Poursuivi pour le meurtre de son grand frère Tadjou Akilakpa, Aliou Akilakpa a été condamné à 10 ans de travaux forcés après examen du dossier. Les faits se sont produits le 13 mars 2013 aux environs de minuit.
Au cours de l’instruction à la barre, l’accusé a reconnu les faits. Dans son réquisitoire, le représentant du ministère public s’est basé sur les débats. Pour lui, c’est la 2e bagarre qui a été fatale à Tadjou Akilakpa. Le meurtrier, déclare-t-il, a sorti son joker, le couteau soigneusement caché dans sa poche. Un couteau qu’il a porté à la poitrine gauche, puis droite, ce qui a entraîné la mort de la victime. Cette dernière, relève-t-il, a esquivé les coups sans pouvoir en donner. La situation suscite deux interrogations. Devant l’ampleur d’un geste aussi tragique, il n’y a jamais eu de légitime défense. Il n’y a pas eu d’agression de la part de la victime. « Si l’intention de donner la mort a précédé l’acte, nous sommes en présence d’un meurtre avec préméditation », relève le ministère public. L’accusé savait où il voulait en venir, c’est pourquoi il a plusieurs fois provoqué la victime, fait observer Célestin Kponon. Le rapport d’expertise révèle qu’il est accessible à la sanction pénale. Une colère passagère ne peut pas susciter un tel acharnement, un déchaînement inqualifiable, indique le ministère public. « L’accusé mérite d’être définitivement éloigné de la société pour décourager ce comportement. Je requiers de le condamner aux travaux forcés à perpétuité », a requis le ministère public.

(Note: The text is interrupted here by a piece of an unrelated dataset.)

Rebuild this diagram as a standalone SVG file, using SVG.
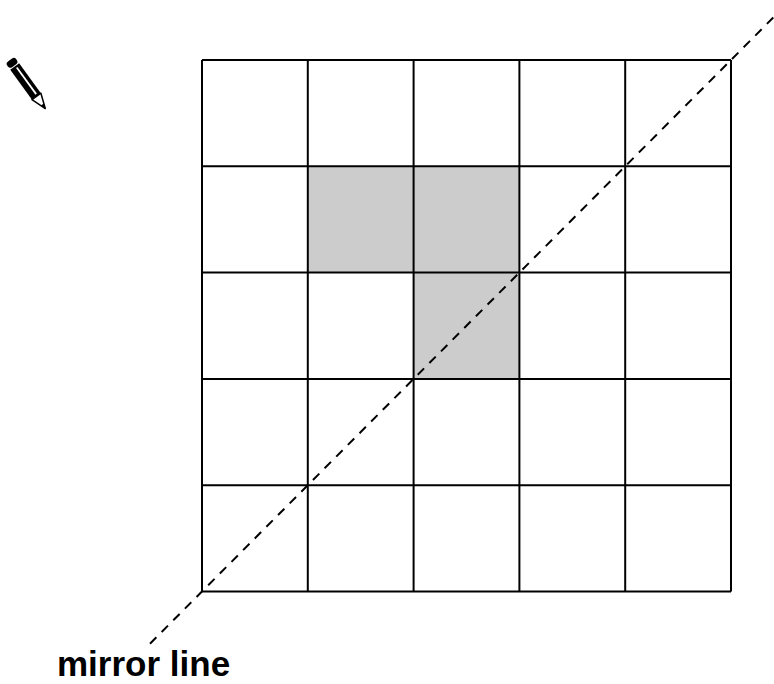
<svg xmlns="http://www.w3.org/2000/svg" width="774" height="684" viewBox="0 0 774 684">
  <style>
    .grid line { stroke: #000; stroke-width: 2; }
    .shade { fill: #cccccc; stroke: none; }
    .mirror { stroke: #000; stroke-width: 2; stroke-dasharray: 9 7.5; fill: none; }
    .label { font-family: "Liberation Sans", Arial, sans-serif; font-weight: bold; font-size: 35px; fill: #000; }
  </style>
  <rect width="774" height="684" fill="#fff"/>
  <g id="shaded-cells">
    <rect class="shade" x="307.8" y="166.3" width="105.8" height="106.3"/>
    <rect class="shade" x="413.6" y="166.3" width="105.8" height="106.3"/>
    <rect class="shade" x="413.6" y="272.6" width="105.8" height="106.3"/>
  </g>
  <g id="grid" class="grid">
    <line x1="202" y1="60" x2="202" y2="591.5"/>
    <line x1="307.8" y1="60" x2="307.8" y2="591.5"/>
    <line x1="413.6" y1="60" x2="413.6" y2="591.5"/>
    <line x1="519.4" y1="60" x2="519.4" y2="591.5"/>
    <line x1="625.2" y1="60" x2="625.2" y2="591.5"/>
    <line x1="731" y1="60" x2="731" y2="591.5"/>
    <line x1="202" y1="60" x2="731" y2="60"/>
    <line x1="202" y1="166.3" x2="731" y2="166.3"/>
    <line x1="202" y1="272.6" x2="731" y2="272.6"/>
    <line x1="202" y1="378.9" x2="731" y2="378.9"/>
    <line x1="202" y1="485.2" x2="731" y2="485.2"/>
    <line x1="202" y1="591.5" x2="731" y2="591.5"/>
  </g>
  <g id="connectors">
    <line class="mirror" x1="150" y1="643.7" x2="774" y2="16.8"/>
  </g>
  <g id="pencil" transform="translate(10,60) rotate(54)">
    <rect x="0" y="-5.5" width="7" height="11" rx="3" fill="#000"/>
    <rect x="8" y="-5.5" width="37" height="11" fill="#000"/>
    <rect x="10" y="-2" width="33" height="1.8" fill="#fff"/>
    <path d="M45,-5.5 L60,0 L45,5.5 Z" fill="#fff" stroke="#000" stroke-width="1.5" stroke-linejoin="round"/>
    <path d="M55,-1.8 L61,0 L55,1.8 Z" fill="#000"/>
  </g>
  <g id="label">
    <text class="label" x="57" y="676">mirror line</text>
  </g>
</svg>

Pour sa part, Me Hugo Koukpolou, la défense, s’est indigné pour la perpétuité requise à l’encontre de l’accusé. « Nous assistons à une escalade ; nous sommes partis des coups mortels pour aboutir au meurtre puis à l’assassinat. Les faits méritent-ils cette qualification ? » s’interroge la défense. Il répond par la négative et consent que l’accusé a donné la mort dans des circonstances de colère. « Nous voulons la justice à la juste mesure. D’accord avec le ministère public », affirme-t-il. Pour la défense, on était en présence de deux frères coléreux. Le nœud de ce procès réside dans l’animus necandi, l’intention de tuer. Dans les échauffourées, l’accusé a porté un coup qui s’est révélé fatal à la victime, souligne-t-il. « L’intention de tuer fait défaut et ne permet de retenir l’assassinat ni le meurtre ; nous sommes en présence de coups mortels et il faut tenir compte de l’environnement », démontre Me Hugo Koukpolou. Selon lui, l’accusé est réadaptable, mais le ministère public demande de l’éloigner. Il invite les jurés à jouer leur rôle d’accompagnateur de l’œuvre de justice, pas de figurant. « Vous êtes ceux que le destin a désignés pour rendre la justice », ajoute-t-il.

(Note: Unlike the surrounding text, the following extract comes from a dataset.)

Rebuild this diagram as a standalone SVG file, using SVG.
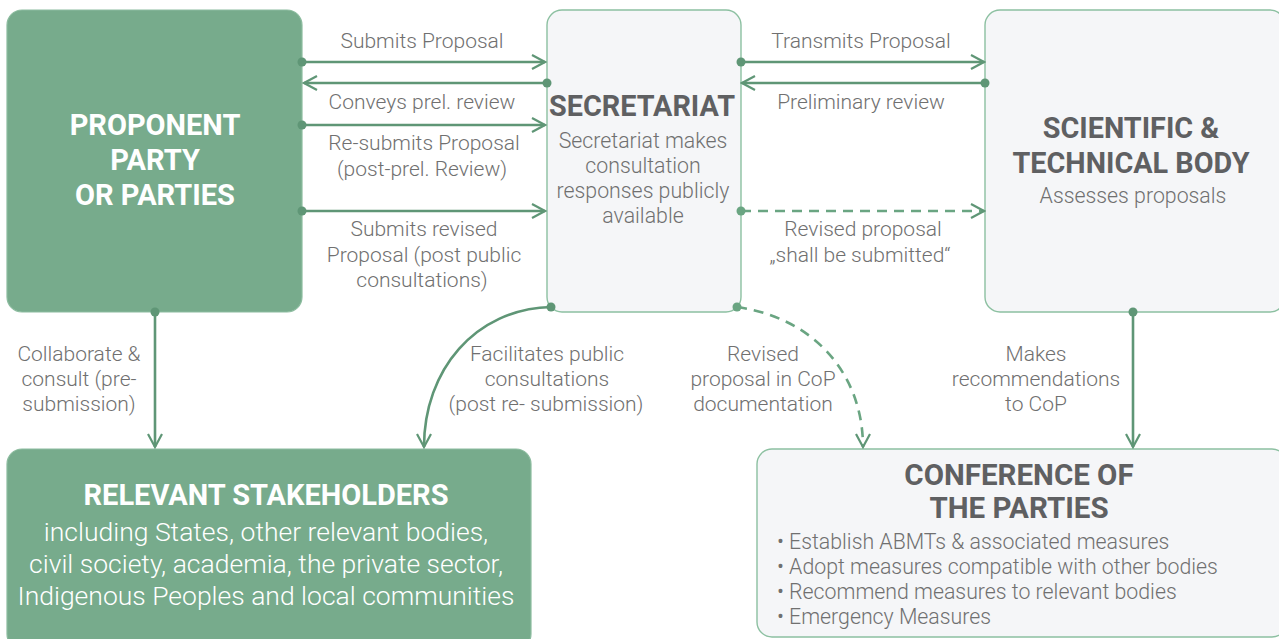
<svg xmlns="http://www.w3.org/2000/svg" width="1279" height="639" viewBox="0 0 1279 639">
<defs>
<marker id="ah" markerWidth="16" markerHeight="16" refX="14" refY="8" orient="auto" markerUnits="userSpaceOnUse">
<path d="M1,1 L14,8 L1,15" fill="none" stroke="#5f9676" stroke-width="2.2"/>
</marker>
<style>
.bg{fill:#ffffff}
.green{fill:#77ab8c;stroke:#8cbc9f;stroke-width:1.2}
.light{fill:#f5f6f8;stroke:#8cc0a1;stroke-width:1.4}
.c{fill:none;stroke:#5f9676;stroke-width:2.6;marker-end:url(#ah)}
.d{fill:none;stroke:#6aa582;stroke-width:2.6;stroke-dasharray:10 7;marker-end:url(#ah)}
.dot{fill:#5f9676}
.lab{font-family:Roboto,"Liberation Sans",sans-serif;font-weight:300;font-size:21px;fill:#707070;text-anchor:middle}
.tw{font-family:Roboto,"Liberation Sans",sans-serif;font-weight:700;font-size:29px;fill:#ffffff;text-anchor:middle}
.tg{font-family:Roboto,"Liberation Sans",sans-serif;font-weight:700;font-size:28.8px;fill:#5f6062;text-anchor:middle}
.sub{font-family:Roboto,"Liberation Sans",sans-serif;font-weight:300;font-size:21.3px;fill:#707070;text-anchor:middle}
.subw{font-family:Roboto,"Liberation Sans",sans-serif;font-weight:300;font-size:26.5px;fill:#ffffff;text-anchor:middle}
.bul{font-family:Roboto,"Liberation Sans",sans-serif;font-weight:300;font-size:21.3px;fill:#707070}
</style>
</defs>
<rect class="bg" x="0" y="0" width="1279" height="639"/>

<g id="proponent">
<rect class="green" x="7" y="10" width="295" height="302" rx="15"/>
<text class="tw" x="155" y="135">PROPONENT</text>
<text class="tw" x="155" y="170">PARTY</text>
<text class="tw" x="155" y="205">OR PARTIES</text>
</g>

<g id="secretariat">
<rect class="light" x="547" y="10" width="194" height="302" rx="15"/>
<text class="tg" x="642" y="116">SECRETARIAT</text>
<text class="sub" x="643" y="148">Secretariat makes</text>
<text class="sub" x="643" y="173">consultation</text>
<text class="sub" x="643" y="198">responses publicly</text>
<text class="sub" x="643" y="223">available</text>
</g>

<g id="scientific">
<rect class="light" x="985" y="10" width="300" height="302" rx="15"/>
<text class="tg" x="1131" y="138">SCIENTIFIC &amp;</text>
<text class="tg" x="1131" y="173">TECHNICAL BODY</text>
<text class="sub" x="1133" y="203">Assesses proposals</text>
</g>

<g id="stakeholders">
<rect class="green" x="7" y="449" width="524" height="200" rx="15"/>
<text class="tw" x="266" y="505">RELEVANT STAKEHOLDERS</text>
<text class="subw" x="266" y="541">including States, other relevant bodies,</text>
<text class="subw" x="266" y="573">civil society, academia, the private sector,</text>
<text class="subw" x="266" y="605">Indigenous Peoples and local communities</text>
</g>

<g id="cop">
<rect class="light" x="757" y="449" width="530" height="188" rx="15"/>
<text class="tg" x="1019" y="485" style="font-size:29.5px">CONFERENCE OF</text>
<text class="tg" x="1019" y="518" style="font-size:29.5px">THE PARTIES</text>
<text class="bul" x="777" y="549">• Establish ABMTs &amp; associated measures</text>
<text class="bul" x="777" y="574">• Adopt measures compatible with other bodies</text>
<text class="bul" x="777" y="599">• Recommend measures to relevant bodies</text>
<text class="bul" x="777" y="624">• Emergency Measures</text>
</g>

<g id="connectors">
<path class="c" d="M302,62 H545"/>
<path class="c" d="M547,83 H304"/>
<path class="c" d="M302,125 H545"/>
<path class="c" d="M302,211 H545"/>
<path class="c" d="M741,62 H984"/>
<path class="c" d="M985,83 H742"/>
<path class="d" d="M741,211 H984"/>
<path class="c" d="M155,312 V447"/>
<path class="c" d="M1133,312 V447"/>
<path class="c" d="M551,307 C475,309 424,370 424,447"/>
<path class="d" d="M737,307 C815,318 863,375 863,447"/>
<circle class="dot" cx="302" cy="62" r="4.5"/>
<circle class="dot" cx="547" cy="83" r="4.5"/>
<circle class="dot" cx="302" cy="125" r="4.5"/>
<circle class="dot" cx="302" cy="211" r="4.5"/>
<circle class="dot" cx="741" cy="62" r="4.5"/>
<circle class="dot" cx="985" cy="83" r="4.5"/>
<circle class="dot" cx="741" cy="211" r="4.5" style="fill:#6aa582"/>
<circle class="dot" cx="155" cy="312" r="4.5"/>
<circle class="dot" cx="1133" cy="312" r="4.5"/>
<circle class="dot" cx="551" cy="307" r="4.5"/>
<circle class="dot" cx="737" cy="307" r="4.5" style="fill:#6aa582"/>
<text class="lab" x="422" y="48">Submits Proposal</text>
<text class="lab" x="422" y="109">Conveys prel. review</text>
<text class="lab" x="424" y="150">Re-submits Proposal</text>
<text class="lab" x="422" y="176">(post-prel. Review)</text>
<text class="lab" x="424" y="236">Submits revised</text>
<text class="lab" x="424" y="262">Proposal (post public</text>
<text class="lab" x="422" y="287">consultations)</text>
<text class="lab" x="861" y="48">Transmits Proposal</text>
<text class="lab" x="861" y="109">Preliminary review</text>
<text class="lab" x="863" y="236">Revised proposal</text>
<text class="lab" x="860" y="262">„shall be submitted“</text>
<text class="lab" x="79" y="361">Collaborate &amp;</text>
<text class="lab" x="79" y="386">consult (pre-</text>
<text class="lab" x="79" y="411">submission)</text>
<text class="lab" x="547" y="361">Facilitates public</text>
<text class="lab" x="547" y="386">consultations</text>
<text class="lab" x="546" y="411">(post re- submission)</text>
<text class="lab" x="763" y="361">Revised</text>
<text class="lab" x="763" y="386">proposal in CoP</text>
<text class="lab" x="763" y="411">documentation</text>
<text class="lab" x="1036" y="361">Makes</text>
<text class="lab" x="1036" y="386">recommendations</text>
<text class="lab" x="1036" y="411">to CoP</text>
</g>
</svg>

La disqualification puis la requalification
Appuyant son jeune confrère, Me Ernest Kèkè a déclaré méconnaître le ministère public qui n’a pas daigné soutenir avec preuve ce qu’il a exposé. Il plaide la disqualification puis la requalification de l’infraction reprochée à l’accusé. Le ministère public, relève la défense, parle de préméditation en soutenant que l’accusé a bien préparé son coup, l’a mûri pour agir. S’appesantissant sur les déclarations de l’épouse de la victime devant les enquêteurs, Me Ernest Kèkè a demandé à la cour de ne perdre de vue les antécédents de terrorisme de la victime, car Aliou n’avait pas sorti un couteau. Il déplore ensuite que le ministère public ait parlé de préméditation pour aggraver le sort de l’accusé. Une position qui n’est pas juste dans la mesure où la conviction de la défense est que la préméditation fait défaut. « Cela vous conduit, poursuit-il, à disqualifier le meurtre en coups mortels. Il convient de requalifier le meurtre en coups mortels. », plaide-t-il. La défense déplore ensuite que l’expertise n’ait pas été faite dans un temps voisin de la commission de l’infraction. Le casier judiciaire vierge de l’accusé plaide en sa faveur, relève Me Ernest Kèkè qui suggère à la cour de faire bénéficier à son client une douce application de la loi, ce qui serait justice.
La cour se retire et après délibérations a condamné Aliou Akilakpa à 10 ans de travaux forcés. Il lui reste encore environs six ans de bagne.
Statuant sans le concours des jurés pour les intérêts civils, la cour a reçu la femme de la victime, Sidonie Donvidé, qui s’est constituée partie civile. Elle a réclamé 5 millions par enfant à titre de dommages intérêts. Elle en a 5, ce qui donne 25 millions. Le ministère public consulté prie la cour de recevoir la dame dans sa constitution de partie civile et d’apprécier ses prétentions. La défense, quant à elle, demande à la cour d’aviser conformément à la loi. La cour se retire pour délibérer.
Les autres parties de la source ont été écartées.